Alison Lee

Personal information
- Born: December 24, 1994 (age 31) Mississauga, Ontario, Canada
- Height: 164 cm (5 ft 5 in)
- Weight: 61 kg (134 lb)

Sport
- Sport: Field hockey
- Position: Defense
- Club: Toronto Toros

National team
- Years: Team / Caps / Goals
- 2013–: Canada Indoor / 30 / (18)
- 2017–: Canada / 61 / (2)

Medal record
Women's indoor hockey
Representing Canada
Pan American Cup
| Bronze medal – third place | 2022 Santiago |  |
Indoor Pan American Cup
| Gold medal – first place | 2014 Montevideo |  |
| Silver medal – second place | 2021 Spring City |  |

= Alison Lee (field hockey) =

Canadian field and indoor hockey player

Alison Lee (born 24 December 1994) is an indoor and field hockey player from Canada.

==Personal life==
Alison Lee was born and raised in Mississauga, Ontario.

==Career==
===Indoor===
In 2013, Alison Lee made her debut for the Canada Indoor team, during a test series against the United States in Feasterville.

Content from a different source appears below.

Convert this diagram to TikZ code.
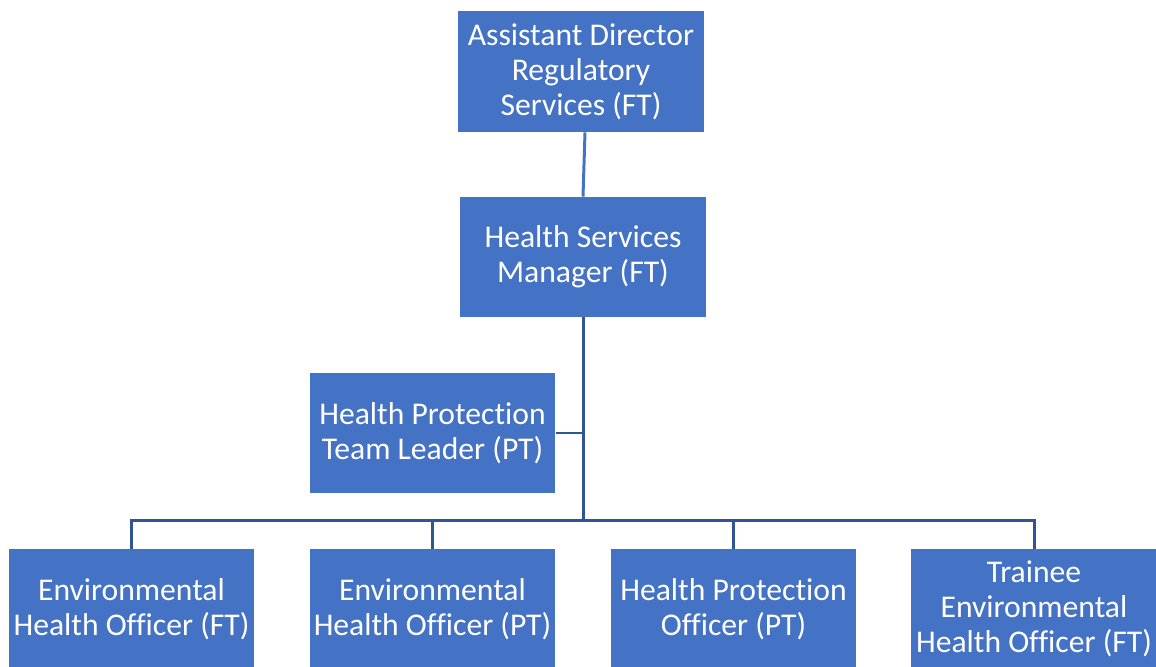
\documentclass[tikz,border=0pt]{standalone}
\usepackage{fontspec}
\setmainfont{Carlito}[Ligatures=NoCommon]
\usetikzlibrary{calc}
\definecolor{postblue}{HTML}{4472C4}
\definecolor{linkblue}{HTML}{2F5597}
\tikzset{
  post/.style = {fill = postblue, text = white, align = center,
    minimum width = 4.92cm, minimum height = 2.4cm, inner sep = 0pt,
    font = \fontsize{18}{19.9}\selectfont},
  link/.style = {draw = linkblue, line width = 1.7pt}
}

\begin{document}
\begin{tikzpicture}[x = 0.02cm, y = -0.02cm]
    \useasboundingbox (0,0) rectangle (1156,666);
    \node[post, minimum height = 2.42cm] (ad) at (581,71.5) {Assistant Director\\Regulatory\\Services (FT)};
    \node[post] (hsm) at (583,257) {Health Services\\Manager (FT)};
    \node[post] (tl) at (432.5,433) {Health Protection\\Team Leader (PT)};
    \node[post] (eho1) at (131.5,609) {Environmental\\Health Officer (FT)};
    \node[post] (eho2) at (432.5,609) {Environmental\\Health Officer (PT)};
    \node[post] (hpo) at (733.5,609) {Health Protection\\Officer (PT)};
    \node[post] (trainee) at (1034,609) {Trainee\\Environmental\\Health Officer (FT)};
    \coordinate (bus) at (583,520);
    \draw[link, draw = postblue] ($(ad.south)+(4,0)$) -- (hsm.north);
    \draw[link] (hsm.south) -- (bus);
    \draw[link] (tl.east) -- (tl.east -| bus);
    \foreach \n in {eho1, eho2, hpo, trainee}
      \draw[link] (bus) -| (\n.north);
\end{tikzpicture}
\end{document}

Throughout her indoor career Lee has medalled with the team once, winning gold at the 2014 Indoor Pan American Cup in Montevideo. Since then, she has gone on to become captain of the team.

===Field hockey===
As well as indoor hockey, Lee also plays field hockey for the Canadian national team. She debuted in 2017, and has gone on to represent the team in several tournaments since.

Her most notable inclusion in the national team was at the 2018 Commonwealth Games held on the Gold Coast.